Sensitivity to Model Regularization and Data Coverage: Sufficient state-transition coverage by expert demos is critical; under-coverage or high-dimensional distractor features can degrade performance unless architectures explicitly focus on local conditionals or actionability (Jaegle et al., 2021, Monteiro et al., 2023).
Expensive Pre-training or Computation: Methods involving large generative models, diffusion processes, or pre-trained vision models can be computationally expensive compared to classic behavior cloning (Huang et al., 2024, Wichitwechkarn et al., 29 Sep 2025).

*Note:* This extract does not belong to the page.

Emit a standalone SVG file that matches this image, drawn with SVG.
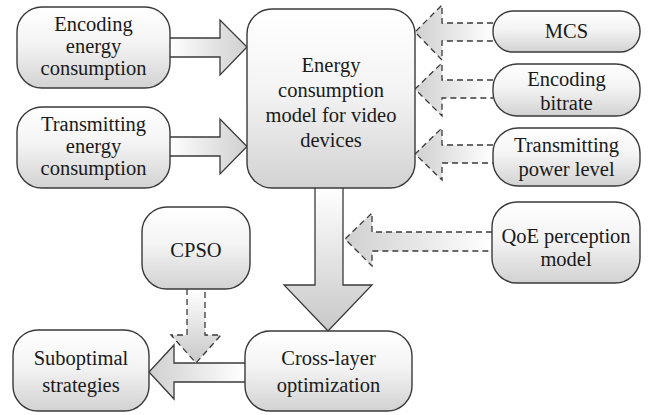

6. Future Directions and Open Research Problems

Promising ongoing or future research questions include:

Relaxing Terminal-State Assumptions: Flexible weighting of goal states and learned termination criteria for cyclic or open-world tasks (Edwards et al., 2019).
Scaling to High-Dimensional, Pixel-Based Observations: Robust generative and adversarial models for pixel-space transitions remain challenging due to capacity, regularization, and coverage constraints (Jaegle et al., 2021, Huang et al., 2024).
Semantic Keypoint Discovery and Closed-Loop Correction: Improving alignment and generalization in one-shot manipulation via online re-estimation, semantic correspondence, and closed-loop feedback (Wichitwechkarn et al., 29 Sep 2025).
Uncertainty Quantification and Out-of-Distribution Detection: Integrating calibrated uncertainty estimates into value or transition models to prevent overconfident policy shaping in novel states (Edwards et al., 2019).
Incorporation of Language and Symbolic Abstractions: Expanding label-free frameworks to tasks requiring human-interpretable reasoning, multi-modality, or high-level instruction following (Wichitwechkarn et al., 29 Sep 2025, Wang et al., 2023).

Label-free imitation research bridges the gap between passive observational learning and actively supervised imitation, supporting highly scalable, annotation-free skill acquisition in robotics, manipulation, and autonomous agents.